Concepts You Must Understand First
- Linear decision boundaries and weighted sums — Grokking Deep Learning by Andrew Trask.
- Sigmoid, step, and identity activations; saturation and derivative behavior.
- Mean-squared or binary cross-entropy loss and the chain rule — Neural Networks and Deep Learning by Michael Nielsen.
- Gradient descent, learning rate, and finite-difference derivative checks.
- Linear separability and the geometric reason XOR needs a hidden layer.
Build Milestones
- Implement deterministic forward prediction and truth-table tests for a hand-configured threshold neuron.
- Add loss and explicitly derive gradients for weights, bias, and pre-activation.
- Train differentiable and perceptron variants on AND/OR; plot points and the learned boundary.
- Add centered finite-difference checks for every parameter and test gradient accumulation over a batch.
- Run XOR, visualize the failed boundary, and explain the representational limitation.
Hints in Layers
- Keep all variables scalar for the first version and name each intermediate quantity from the derivation.
- Check gradients on one example before summing a batch; use relative error when values are near zero.
- If learning stalls, print activation and derivative together—sigmoid may be saturated.
Common Pitfalls and Debugging
- Loss increases or oscillates: update sign is reversed or learning rate is too large. Verify
parameter -= rate × gradienton a one-parameter quadratic. - Gradient check fails: the backward pass uses recomputed or overwritten intermediates. Cache exactly the values from the corresponding forward pass.
- XOR never converges: this is a capacity limit, not necessarily a bug.

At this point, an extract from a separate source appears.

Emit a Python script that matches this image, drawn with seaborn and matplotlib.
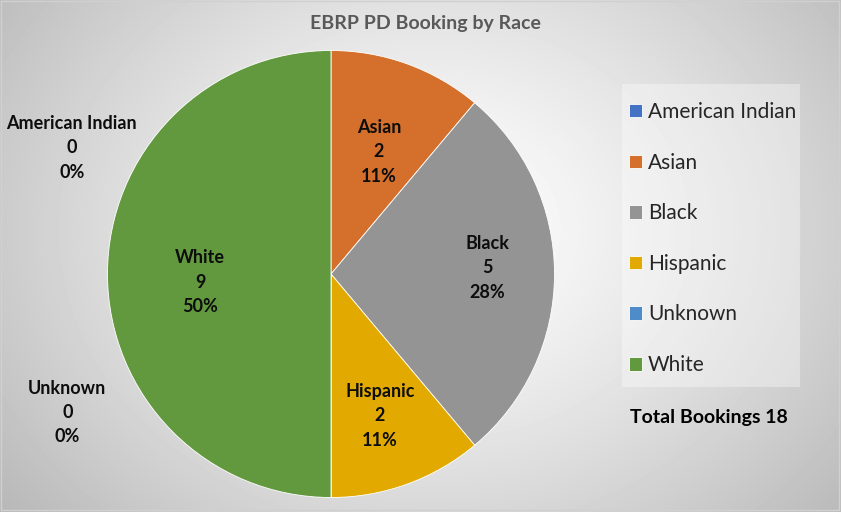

Plot the four points and prove no single line separates the labels.
Definition of Done
- Forward output matches hand calculations for at least three parameter/input cases.
- Analytical gradients pass centered finite-difference checks under a stated tolerance.
- The neuron learns at least four linearly separable Boolean gates from more than one seed.
- A trace explains every factor in one backward update.
- Decision-boundary and loss plots make learning observable.
- The XOR experiment documents the limitation and motivates an MLP.